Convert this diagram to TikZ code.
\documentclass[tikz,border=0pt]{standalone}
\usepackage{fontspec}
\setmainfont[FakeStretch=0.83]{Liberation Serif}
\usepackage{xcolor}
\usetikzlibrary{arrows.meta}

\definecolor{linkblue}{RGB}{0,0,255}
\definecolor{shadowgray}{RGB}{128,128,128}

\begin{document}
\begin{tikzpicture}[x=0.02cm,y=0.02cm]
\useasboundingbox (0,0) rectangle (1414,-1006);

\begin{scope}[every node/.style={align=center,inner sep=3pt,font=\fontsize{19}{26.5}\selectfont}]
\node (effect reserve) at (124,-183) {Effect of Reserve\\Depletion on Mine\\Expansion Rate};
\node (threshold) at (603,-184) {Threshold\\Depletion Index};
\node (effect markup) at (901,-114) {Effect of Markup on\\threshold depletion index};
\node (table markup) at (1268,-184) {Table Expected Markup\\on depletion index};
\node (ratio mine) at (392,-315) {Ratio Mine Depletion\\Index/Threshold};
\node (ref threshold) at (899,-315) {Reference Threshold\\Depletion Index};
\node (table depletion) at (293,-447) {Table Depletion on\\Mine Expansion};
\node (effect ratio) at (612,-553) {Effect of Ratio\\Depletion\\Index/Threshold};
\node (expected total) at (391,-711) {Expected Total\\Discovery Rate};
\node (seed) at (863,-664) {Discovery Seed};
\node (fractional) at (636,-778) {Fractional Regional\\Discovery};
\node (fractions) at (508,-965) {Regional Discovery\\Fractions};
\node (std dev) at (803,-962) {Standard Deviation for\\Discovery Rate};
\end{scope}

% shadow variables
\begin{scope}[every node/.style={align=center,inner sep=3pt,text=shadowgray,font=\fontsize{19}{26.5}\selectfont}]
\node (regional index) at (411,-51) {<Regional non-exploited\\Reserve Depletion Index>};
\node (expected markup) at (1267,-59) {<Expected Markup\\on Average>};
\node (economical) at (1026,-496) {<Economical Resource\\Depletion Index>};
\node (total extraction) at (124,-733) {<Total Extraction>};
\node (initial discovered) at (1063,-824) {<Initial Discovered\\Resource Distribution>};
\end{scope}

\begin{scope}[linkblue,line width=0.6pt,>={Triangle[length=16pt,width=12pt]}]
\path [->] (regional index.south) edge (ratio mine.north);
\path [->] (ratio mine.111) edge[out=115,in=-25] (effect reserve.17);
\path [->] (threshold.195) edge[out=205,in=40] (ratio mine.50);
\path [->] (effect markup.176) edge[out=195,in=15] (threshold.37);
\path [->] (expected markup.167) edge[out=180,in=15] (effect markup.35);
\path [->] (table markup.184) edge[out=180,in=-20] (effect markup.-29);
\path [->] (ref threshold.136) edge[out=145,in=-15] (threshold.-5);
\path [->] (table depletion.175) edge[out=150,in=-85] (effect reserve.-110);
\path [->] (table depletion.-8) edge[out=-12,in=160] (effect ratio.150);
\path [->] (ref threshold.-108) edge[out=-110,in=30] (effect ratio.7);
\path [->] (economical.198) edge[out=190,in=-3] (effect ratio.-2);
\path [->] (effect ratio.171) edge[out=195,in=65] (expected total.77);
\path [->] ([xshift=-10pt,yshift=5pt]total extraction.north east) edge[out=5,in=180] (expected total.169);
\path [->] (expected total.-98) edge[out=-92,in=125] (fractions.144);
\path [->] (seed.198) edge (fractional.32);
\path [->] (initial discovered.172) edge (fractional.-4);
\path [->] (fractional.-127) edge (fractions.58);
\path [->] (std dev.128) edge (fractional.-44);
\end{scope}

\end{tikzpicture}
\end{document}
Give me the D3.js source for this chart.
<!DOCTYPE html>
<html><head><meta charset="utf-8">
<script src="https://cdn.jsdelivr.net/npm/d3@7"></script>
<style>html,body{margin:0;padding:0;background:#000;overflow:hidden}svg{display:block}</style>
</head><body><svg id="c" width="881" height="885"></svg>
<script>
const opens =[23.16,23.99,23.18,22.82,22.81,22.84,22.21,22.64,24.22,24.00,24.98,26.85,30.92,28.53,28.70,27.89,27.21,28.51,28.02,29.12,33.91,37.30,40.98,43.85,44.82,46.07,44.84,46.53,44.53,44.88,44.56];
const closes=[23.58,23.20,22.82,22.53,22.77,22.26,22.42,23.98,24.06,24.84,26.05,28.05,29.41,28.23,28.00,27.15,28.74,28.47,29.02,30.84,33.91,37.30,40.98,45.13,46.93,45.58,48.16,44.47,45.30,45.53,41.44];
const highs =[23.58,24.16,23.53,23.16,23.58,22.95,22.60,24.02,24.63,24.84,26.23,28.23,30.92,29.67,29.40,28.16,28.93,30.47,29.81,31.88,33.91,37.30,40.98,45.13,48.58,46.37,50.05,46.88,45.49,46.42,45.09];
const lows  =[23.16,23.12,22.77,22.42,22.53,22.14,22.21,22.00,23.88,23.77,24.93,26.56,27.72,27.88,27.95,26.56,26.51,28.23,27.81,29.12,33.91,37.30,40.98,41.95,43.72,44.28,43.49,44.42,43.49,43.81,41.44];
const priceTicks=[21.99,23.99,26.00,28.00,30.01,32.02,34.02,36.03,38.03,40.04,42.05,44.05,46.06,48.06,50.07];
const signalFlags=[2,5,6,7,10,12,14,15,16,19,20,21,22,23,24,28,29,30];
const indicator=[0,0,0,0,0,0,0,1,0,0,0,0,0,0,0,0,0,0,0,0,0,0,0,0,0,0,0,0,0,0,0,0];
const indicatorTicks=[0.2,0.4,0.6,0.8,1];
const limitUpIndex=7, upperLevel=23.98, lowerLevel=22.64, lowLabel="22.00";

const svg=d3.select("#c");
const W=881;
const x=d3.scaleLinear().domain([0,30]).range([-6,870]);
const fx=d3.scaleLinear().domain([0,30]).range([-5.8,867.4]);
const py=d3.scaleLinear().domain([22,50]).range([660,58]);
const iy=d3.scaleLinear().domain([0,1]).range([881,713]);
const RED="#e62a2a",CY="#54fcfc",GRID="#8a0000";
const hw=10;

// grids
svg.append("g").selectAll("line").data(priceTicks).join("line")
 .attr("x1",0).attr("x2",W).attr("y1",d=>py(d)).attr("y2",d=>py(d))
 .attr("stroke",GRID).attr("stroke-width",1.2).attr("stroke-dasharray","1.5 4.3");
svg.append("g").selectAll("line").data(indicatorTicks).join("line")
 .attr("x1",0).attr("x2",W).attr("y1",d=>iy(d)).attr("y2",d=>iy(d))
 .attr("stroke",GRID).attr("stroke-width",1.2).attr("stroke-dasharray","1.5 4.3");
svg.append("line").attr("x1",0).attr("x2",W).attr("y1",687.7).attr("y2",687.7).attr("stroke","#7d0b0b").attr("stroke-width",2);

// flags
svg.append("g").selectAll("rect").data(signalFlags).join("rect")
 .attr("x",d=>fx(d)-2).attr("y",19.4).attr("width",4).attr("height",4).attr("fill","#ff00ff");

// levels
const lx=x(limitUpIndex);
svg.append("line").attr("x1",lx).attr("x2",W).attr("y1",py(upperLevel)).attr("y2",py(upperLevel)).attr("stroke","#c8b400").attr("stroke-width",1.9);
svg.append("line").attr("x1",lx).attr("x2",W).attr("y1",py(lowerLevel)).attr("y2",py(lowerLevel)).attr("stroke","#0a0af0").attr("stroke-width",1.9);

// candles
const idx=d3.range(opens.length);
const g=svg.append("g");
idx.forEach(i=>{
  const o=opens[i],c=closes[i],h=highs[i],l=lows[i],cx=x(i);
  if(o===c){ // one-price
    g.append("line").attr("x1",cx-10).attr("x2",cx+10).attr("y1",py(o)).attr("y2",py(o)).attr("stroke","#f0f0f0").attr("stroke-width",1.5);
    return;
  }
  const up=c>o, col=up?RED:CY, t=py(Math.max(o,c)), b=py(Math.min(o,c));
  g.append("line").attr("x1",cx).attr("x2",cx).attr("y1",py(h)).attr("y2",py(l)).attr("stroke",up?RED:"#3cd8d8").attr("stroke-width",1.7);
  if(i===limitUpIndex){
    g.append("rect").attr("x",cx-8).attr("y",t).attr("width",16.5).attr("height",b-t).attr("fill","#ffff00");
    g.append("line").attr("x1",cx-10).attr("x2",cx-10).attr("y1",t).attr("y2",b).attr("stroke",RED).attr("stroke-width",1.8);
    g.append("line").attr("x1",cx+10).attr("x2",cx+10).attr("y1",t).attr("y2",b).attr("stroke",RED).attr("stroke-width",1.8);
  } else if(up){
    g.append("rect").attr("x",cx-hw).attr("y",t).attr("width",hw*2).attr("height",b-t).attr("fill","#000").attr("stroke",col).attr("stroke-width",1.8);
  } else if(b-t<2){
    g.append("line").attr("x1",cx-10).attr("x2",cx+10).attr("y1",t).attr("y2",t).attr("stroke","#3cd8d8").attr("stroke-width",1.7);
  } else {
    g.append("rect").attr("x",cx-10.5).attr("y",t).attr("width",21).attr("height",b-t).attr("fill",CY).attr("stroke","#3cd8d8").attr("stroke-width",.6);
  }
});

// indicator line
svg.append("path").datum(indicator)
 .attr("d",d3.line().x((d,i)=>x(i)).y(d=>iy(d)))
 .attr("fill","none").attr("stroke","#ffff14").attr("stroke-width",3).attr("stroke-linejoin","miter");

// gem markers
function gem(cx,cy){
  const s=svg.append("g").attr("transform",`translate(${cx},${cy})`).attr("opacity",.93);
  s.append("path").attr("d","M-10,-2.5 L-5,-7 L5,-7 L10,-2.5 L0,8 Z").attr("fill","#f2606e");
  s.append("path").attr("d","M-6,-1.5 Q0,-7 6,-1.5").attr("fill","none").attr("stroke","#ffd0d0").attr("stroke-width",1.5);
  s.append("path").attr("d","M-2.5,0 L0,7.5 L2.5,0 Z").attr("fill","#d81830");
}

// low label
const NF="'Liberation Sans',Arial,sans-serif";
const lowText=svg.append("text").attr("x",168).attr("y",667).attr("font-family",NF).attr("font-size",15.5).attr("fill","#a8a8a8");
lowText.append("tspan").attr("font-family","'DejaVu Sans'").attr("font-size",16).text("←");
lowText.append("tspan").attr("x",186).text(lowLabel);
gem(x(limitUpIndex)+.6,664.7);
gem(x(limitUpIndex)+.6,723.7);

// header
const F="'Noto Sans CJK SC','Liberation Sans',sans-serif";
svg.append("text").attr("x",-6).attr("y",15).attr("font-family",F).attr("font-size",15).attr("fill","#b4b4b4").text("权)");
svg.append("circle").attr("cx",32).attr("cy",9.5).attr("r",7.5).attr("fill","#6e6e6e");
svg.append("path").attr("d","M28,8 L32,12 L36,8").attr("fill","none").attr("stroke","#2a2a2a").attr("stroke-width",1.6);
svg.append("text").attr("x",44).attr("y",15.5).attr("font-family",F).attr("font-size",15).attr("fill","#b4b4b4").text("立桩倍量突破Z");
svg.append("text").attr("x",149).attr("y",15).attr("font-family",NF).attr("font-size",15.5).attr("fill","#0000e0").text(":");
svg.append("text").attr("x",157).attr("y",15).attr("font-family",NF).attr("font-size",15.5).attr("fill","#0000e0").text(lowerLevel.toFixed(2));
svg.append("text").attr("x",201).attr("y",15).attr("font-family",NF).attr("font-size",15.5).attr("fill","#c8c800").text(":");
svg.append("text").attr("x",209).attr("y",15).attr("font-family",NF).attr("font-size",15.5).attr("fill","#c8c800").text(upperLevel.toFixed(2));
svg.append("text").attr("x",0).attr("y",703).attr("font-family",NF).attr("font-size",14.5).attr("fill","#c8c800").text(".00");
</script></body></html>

□ □ □

Copy every line of the listing where the word "this" appears.

Convert this diagram to TikZ code.
Give me the D3.js source for this chart.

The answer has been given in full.